— start of Exercise input —
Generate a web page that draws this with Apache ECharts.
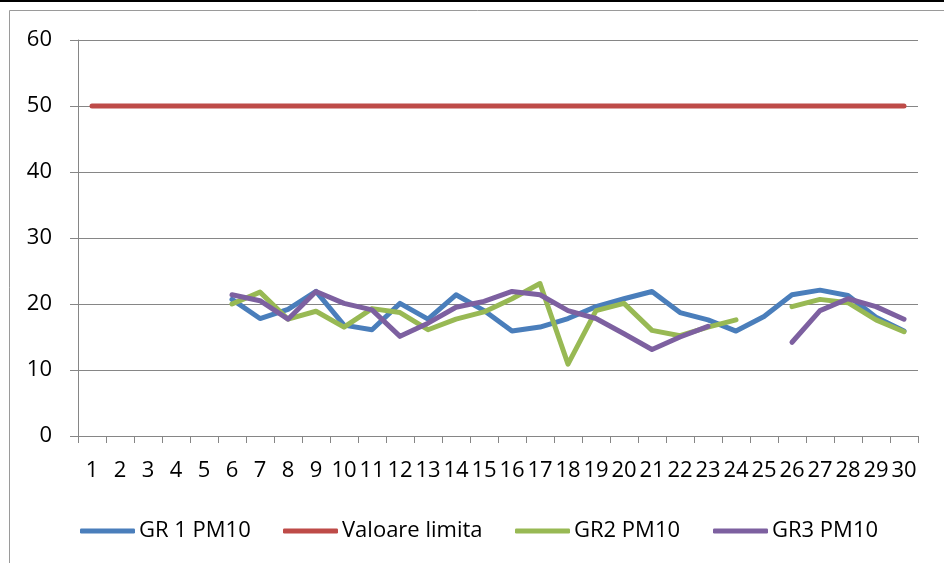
<!DOCTYPE html>
<html>
<head>
<meta charset="utf-8">
<script src="https://cdn.jsdelivr.net/npm/echarts@6/dist/echarts.min.js"></script>
<style>
html,body{margin:0;padding:0;background:#fff;}
#chart{width:944px;height:563px;}
</style>
</head>
<body>
<div id="chart"></div>
<script>
const categories = ['1','2','3','4','5','6','7','8','9','10','11','12','13','14','15','16','17','18','19','20','21','22','23','24','25','26','27','28','29','30'];
const yTicks = [0, 10, 20, 30, 40, 50, 60];
const gr1 = [null,null,null,null,null,20.7,17.8,19.2,21.9,16.8,16.1,20.1,17.7,21.4,19.0,15.9,16.5,17.8,19.6,20.8,21.9,18.7,17.6,15.9,18.1,21.4,22.1,21.3,18.0,15.9];
const limita = [50,50,50,50,50,50,50,50,50,50,50,50,50,50,50,50,50,50,50,50,50,50,50,50,50,50,50,50,50,50];
const gr2 = [null,null,null,null,null,20.0,21.8,17.7,18.9,16.5,19.3,18.7,16.1,17.7,18.8,20.8,23.1,10.9,19.0,20.1,16.0,15.2,16.5,17.6,null,19.6,20.7,20.2,17.6,15.8];
const gr3 = [null,null,null,null,null,21.4,20.5,17.7,21.9,20.1,19.1,15.1,17.1,19.5,20.4,21.9,21.4,19.0,17.8,15.5,13.1,15.0,16.6,null,null,14.2,19.0,20.8,19.6,17.7];
const seriesNames = ['GR 1 PM10', 'Valoare limita', 'GR2 PM10', 'GR3 PM10'];
const seriesColors = ['#4A7EBB', '#BE4B48', '#98B954', '#7D60A0'];
const seriesData = [gr1, limita, gr2, gr3];
const legendLefts = [80, 283, 515, 713];

const FONT = "'Open Sans', sans-serif";
const FS = 22;
const chart = echarts.init(document.getElementById('chart'), null, {renderer: 'canvas'});
chart.setOption({
  animation: false,
  backgroundColor: '#fff',
  graphic: [
    {type: 'rect', shape: {x: 0, y: 0, width: 944, height: 2}, style: {fill: '#000'}, silent: true},
    {type: 'rect', shape: {x: 9.5, y: 10.5, width: 1000, height: 600}, style: {fill: 'none', stroke: '#9a9a9a', lineWidth: 1}, silent: true}
  ],
  grid: {left: 78, right: 26, top: 40, bottom: 127, containLabel: false},
  legend: seriesNames.map((n, i) => ({
    left: legendLefts[i], top: 515, padding: [5, 0, 5, 0],
    itemWidth: 55, itemHeight: 5, itemGap: 0,
    icon: 'roundRect',
    textStyle: {fontFamily: FONT, fontSize: FS, color: '#000', padding: [0, 0, 0, -1]},
    data: [n]
  })),
  xAxis: {
    type: 'category',
    data: categories,
    boundaryGap: true,
    axisLine: {lineStyle: {color: '#868686', width: 1}},
    axisTick: {show: true, length: 7, alignWithLabel: false, lineStyle: {color: '#868686'}},
    axisLabel: {fontFamily: FONT, fontSize: FS, color: '#000', margin: 24, interval: 0}
  },
  yAxis: {
    type: 'value',
    min: yTicks[0], max: yTicks[yTicks.length - 1], interval: 10,
    axisLine: {show: true, lineStyle: {color: '#868686', width: 1}},
    axisTick: {show: true, length: 8, inside: false, lineStyle: {color: '#868686'}},
    splitLine: {show: true, lineStyle: {color: '#868686', width: 1}},
    axisLabel: {fontFamily: FONT, fontSize: FS, color: '#000', margin: 26}
  },
  series: seriesNames.map((n, i) => ({
    name: n,
    type: 'line',
    data: seriesData[i],
    showSymbol: false,
    symbol: 'none',
    connectNulls: false,
    color: seriesColors[i],
    lineStyle: {width: 5, color: seriesColors[i], cap: 'round', join: 'round'}
  }))
});
</script>
</body>
</html>
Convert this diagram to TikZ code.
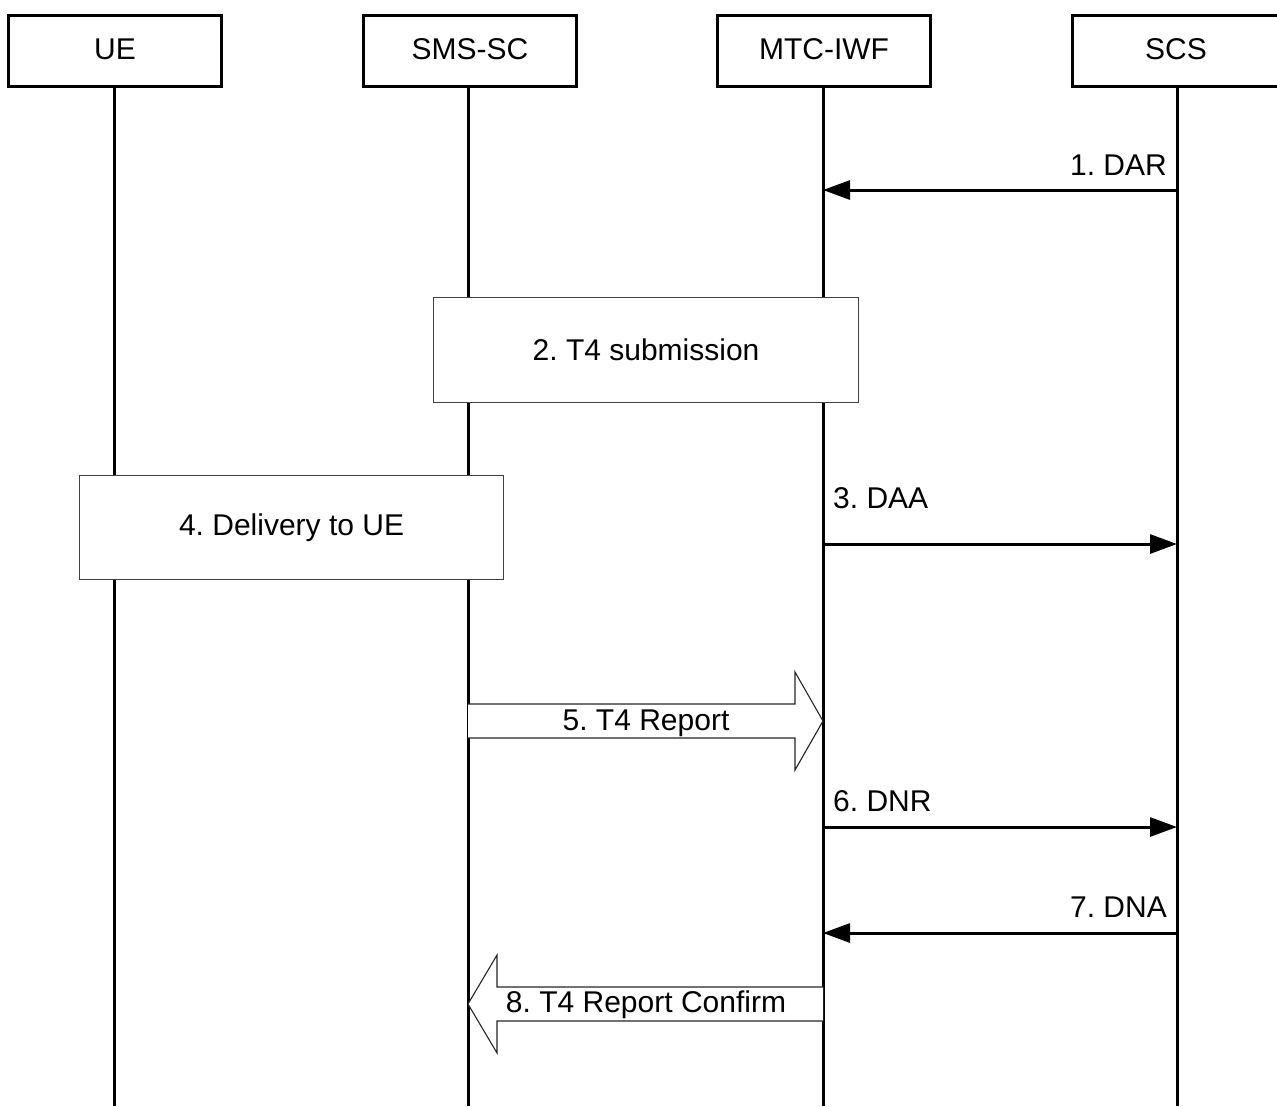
\documentclass[tikz,border=0pt]{standalone}
\usepackage{fontspec}
\setmainfont{Liberation Sans}
\usetikzlibrary{arrows.meta}
\begin{document}
\frenchspacing
\begin{tikzpicture}[x=1pt,y=-1pt,
  every node/.style={font=\fontsize{30}{36}\selectfont, inner sep=0pt},
  header/.style={draw, line width=3pt, minimum width=213pt, minimum height=71pt, anchor=north west, text depth=3pt},
  lifeline/.style={line width=3pt},
  proc/.style={draw=black!75, line width=1.1pt, fill=white, anchor=north west},
  msg/.style={line width=3pt, -{Triangle[length=27pt,width=19pt]}},
  blockarrow/.style={draw=black!85, line width=1.1pt, fill=white, line join=miter}]
\useasboundingbox (0,0) rectangle (1277,1106);
% headers
\node[header] (ue) at (7,14) {UE};
\node[header] (sms) at (362,14) {SMS-SC};
\node[header] (mtc) at (716,14) {MTC-IWF};
\node[header, minimum width=207pt] (scs) at (1071,14) {SCS};
% lifeline bottoms
\coordinate (ueb) at (114,1106);
\coordinate (smsb) at (468,1106);
\coordinate (mtcb) at (823,1106);
\coordinate (scsb) at (1177,1106);
\draw[lifeline] (ue.south -| ueb) -- (ueb);
\draw[lifeline] (sms.south -| smsb) -- (smsb);
\draw[lifeline] (mtc.south -| mtcb) -- (mtcb);
\draw[lifeline] (scs.south -| scsb) -- (scsb);
% message points
\coordinate (m1s) at (1177,190); \coordinate (m1e) at (823,190);
\coordinate (m3s) at (823,544); \coordinate (m3e) at (1177,544);
\coordinate (m6s) at (823,827); \coordinate (m6e) at (1177,827);
\coordinate (m7s) at (1177,933); \coordinate (m7e) at (823,933);
% 1. DAR
\draw[msg] (m1s) -- (m1e);
\node[anchor=base east] (l1) at (1167,175) {1. DAR};
% 2. T4 submission
\node[proc, minimum width=425pt, minimum height=105pt] (p2) at (433,297) {2. T4 submission};
% 3. DAA
\draw[msg] (m3s) -- (m3e);
\node[anchor=base west] (l3) at (833,508) {3. DAA};
% 4. Delivery to UE
\node[proc, minimum width=424pt, minimum height=104pt] (p4) at (79,475) {4. Delivery to UE};
% 5. T4 Report
\coordinate (b5s) at (468,721); \coordinate (b5e) at (823,721);
\draw[blockarrow] (468,704) -- (795,704) -- (795,672) -- (b5e) -- (795,770) -- (795,738) -- (468,738);
\node (l5) at (646,723) {5. T4 Report};
% 6. DNR
\draw[msg] (m6s) -- (m6e);
\node[anchor=base west] (l6) at (833,811) {6. DNR};
% 7. DNA
\draw[msg] (m7s) -- (m7e);
\node[anchor=base east] (l7) at (1167,917) {7. DNA};
% 8. T4 Report Confirm
\coordinate (b8s) at (823,1004); \coordinate (b8e) at (468,1004);
\draw[blockarrow] (823,987) -- (497,987) -- (497,955) -- (b8e) -- (497,1053) -- (497,1021) -- (823,1021);
\node (l8) at (646,1005) {8. T4 Report Confirm};
\end{tikzpicture}
\end{document}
— end of Exercise input —
Stated goal - Transcribe every line in the entries above, taking out only the images.

Complete response -
Generate a web page that draws this with Apache ECharts.
<!DOCTYPE html>
<html>
<head>
<meta charset="utf-8">
<script src="https://cdn.jsdelivr.net/npm/echarts@6/dist/echarts.min.js"></script>
<style>
html,body{margin:0;padding:0;background:#fff;}
#chart{width:944px;height:563px;}
</style>
</head>
<body>
<div id="chart"></div>
<script>
const categories = ['1','2','3','4','5','6','7','8','9','10','11','12','13','14','15','16','17','18','19','20','21','22','23','24','25','26','27','28','29','30'];
const yTicks = [0, 10, 20, 30, 40, 50, 60];
const gr1 = [null,null,null,null,null,20.7,17.8,19.2,21.9,16.8,16.1,20.1,17.7,21.4,19.0,15.9,16.5,17.8,19.6,20.8,21.9,18.7,17.6,15.9,18.1,21.4,22.1,21.3,18.0,15.9];
const limita = [50,50,50,50,50,50,50,50,50,50,50,50,50,50,50,50,50,50,50,50,50,50,50,50,50,50,50,50,50,50];
const gr2 = [null,null,null,null,null,20.0,21.8,17.7,18.9,16.5,19.3,18.7,16.1,17.7,18.8,20.8,23.1,10.9,19.0,20.1,16.0,15.2,16.5,17.6,null,19.6,20.7,20.2,17.6,15.8];
const gr3 = [null,null,null,null,null,21.4,20.5,17.7,21.9,20.1,19.1,15.1,17.1,19.5,20.4,21.9,21.4,19.0,17.8,15.5,13.1,15.0,16.6,null,null,14.2,19.0,20.8,19.6,17.7];
const seriesNames = ['GR 1 PM10', 'Valoare limita', 'GR2 PM10', 'GR3 PM10'];
const seriesColors = ['#4A7EBB', '#BE4B48', '#98B954', '#7D60A0'];
const seriesData = [gr1, limita, gr2, gr3];
const legendLefts = [80, 283, 515, 713];

const FONT = "'Open Sans', sans-serif";
const FS = 22;
const chart = echarts.init(document.getElementById('chart'), null, {renderer: 'canvas'});
chart.setOption({
  animation: false,
  backgroundColor: '#fff',
  graphic: [
    {type: 'rect', shape: {x: 0, y: 0, width: 944, height: 2}, style: {fill: '#000'}, silent: true},
    {type: 'rect', shape: {x: 9.5, y: 10.5, width: 1000, height: 600}, style: {fill: 'none', stroke: '#9a9a9a', lineWidth: 1}, silent: true}
  ],
  grid: {left: 78, right: 26, top: 40, bottom: 127, containLabel: false},
  legend: seriesNames.map((n, i) => ({
    left: legendLefts[i], top: 515, padding: [5, 0, 5, 0],
    itemWidth: 55, itemHeight: 5, itemGap: 0,
    icon: 'roundRect',
    textStyle: {fontFamily: FONT, fontSize: FS, color: '#000', padding: [0, 0, 0, -1]},
    data: [n]
  })),
  xAxis: {
    type: 'category',
    data: categories,
    boundaryGap: true,
    axisLine: {lineStyle: {color: '#868686', width: 1}},
    axisTick: {show: true, length: 7, alignWithLabel: false, lineStyle: {color: '#868686'}},
    axisLabel: {fontFamily: FONT, fontSize: FS, color: '#000', margin: 24, interval: 0}
  },
  yAxis: {
    type: 'value',
    min: yTicks[0], max: yTicks[yTicks.length - 1], interval: 10,
    axisLine: {show: true, lineStyle: {color: '#868686', width: 1}},
    axisTick: {show: true, length: 8, inside: false, lineStyle: {color: '#868686'}},
    splitLine: {show: true, lineStyle: {color: '#868686', width: 1}},
    axisLabel: {fontFamily: FONT, fontSize: FS, color: '#000', margin: 26}
  },
  series: seriesNames.map((n, i) => ({
    name: n,
    type: 'line',
    data: seriesData[i],
    showSymbol: false,
    symbol: 'none',
    connectNulls: false,
    color: seriesColors[i],
    lineStyle: {width: 5, color: seriesColors[i], cap: 'round', join: 'round'}
  }))
});
</script>
</body>
</html>
Convert this diagram to TikZ code.
\documentclass[tikz,border=0pt]{standalone}
\usepackage{fontspec}
\setmainfont{Liberation Sans}
\usetikzlibrary{arrows.meta}
\begin{document}
\frenchspacing
\begin{tikzpicture}[x=1pt,y=-1pt,
  every node/.style={font=\fontsize{30}{36}\selectfont, inner sep=0pt},
  header/.style={draw, line width=3pt, minimum width=213pt, minimum height=71pt, anchor=north west, text depth=3pt},
  lifeline/.style={line width=3pt},
  proc/.style={draw=black!75, line width=1.1pt, fill=white, anchor=north west},
  msg/.style={line width=3pt, -{Triangle[length=27pt,width=19pt]}},
  blockarrow/.style={draw=black!85, line width=1.1pt, fill=white, line join=miter}]
\useasboundingbox (0,0) rectangle (1277,1106);
% headers
\node[header] (ue) at (7,14) {UE};
\node[header] (sms) at (362,14) {SMS-SC};
\node[header] (mtc) at (716,14) {MTC-IWF};
\node[header, minimum width=207pt] (scs) at (1071,14) {SCS};
% lifeline bottoms
\coordinate (ueb) at (114,1106);
\coordinate (smsb) at (468,1106);
\coordinate (mtcb) at (823,1106);
\coordinate (scsb) at (1177,1106);
\draw[lifeline] (ue.south -| ueb) -- (ueb);
\draw[lifeline] (sms.south -| smsb) -- (smsb);
\draw[lifeline] (mtc.south -| mtcb) -- (mtcb);
\draw[lifeline] (scs.south -| scsb) -- (scsb);
% message points
\coordinate (m1s) at (1177,190); \coordinate (m1e) at (823,190);
\coordinate (m3s) at (823,544); \coordinate (m3e) at (1177,544);
\coordinate (m6s) at (823,827); \coordinate (m6e) at (1177,827);
\coordinate (m7s) at (1177,933); \coordinate (m7e) at (823,933);
% 1. DAR
\draw[msg] (m1s) -- (m1e);
\node[anchor=base east] (l1) at (1167,175) {1. DAR};
% 2. T4 submission
\node[proc, minimum width=425pt, minimum height=105pt] (p2) at (433,297) {2. T4 submission};
% 3. DAA
\draw[msg] (m3s) -- (m3e);
\node[anchor=base west] (l3) at (833,508) {3. DAA};
% 4. Delivery to UE
\node[proc, minimum width=424pt, minimum height=104pt] (p4) at (79,475) {4. Delivery to UE};
% 5. T4 Report
\coordinate (b5s) at (468,721); \coordinate (b5e) at (823,721);
\draw[blockarrow] (468,704) -- (795,704) -- (795,672) -- (b5e) -- (795,770) -- (795,738) -- (468,738);
\node (l5) at (646,723) {5. T4 Report};
% 6. DNR
\draw[msg] (m6s) -- (m6e);
\node[anchor=base west] (l6) at (833,811) {6. DNR};
% 7. DNA
\draw[msg] (m7s) -- (m7e);
\node[anchor=base east] (l7) at (1167,917) {7. DNA};
% 8. T4 Report Confirm
\coordinate (b8s) at (823,1004); \coordinate (b8e) at (468,1004);
\draw[blockarrow] (823,987) -- (497,987) -- (497,955) -- (b8e) -- (497,1053) -- (497,1021) -- (823,1021);
\node (l8) at (646,1005) {8. T4 Report Confirm};
\end{tikzpicture}
\end{document}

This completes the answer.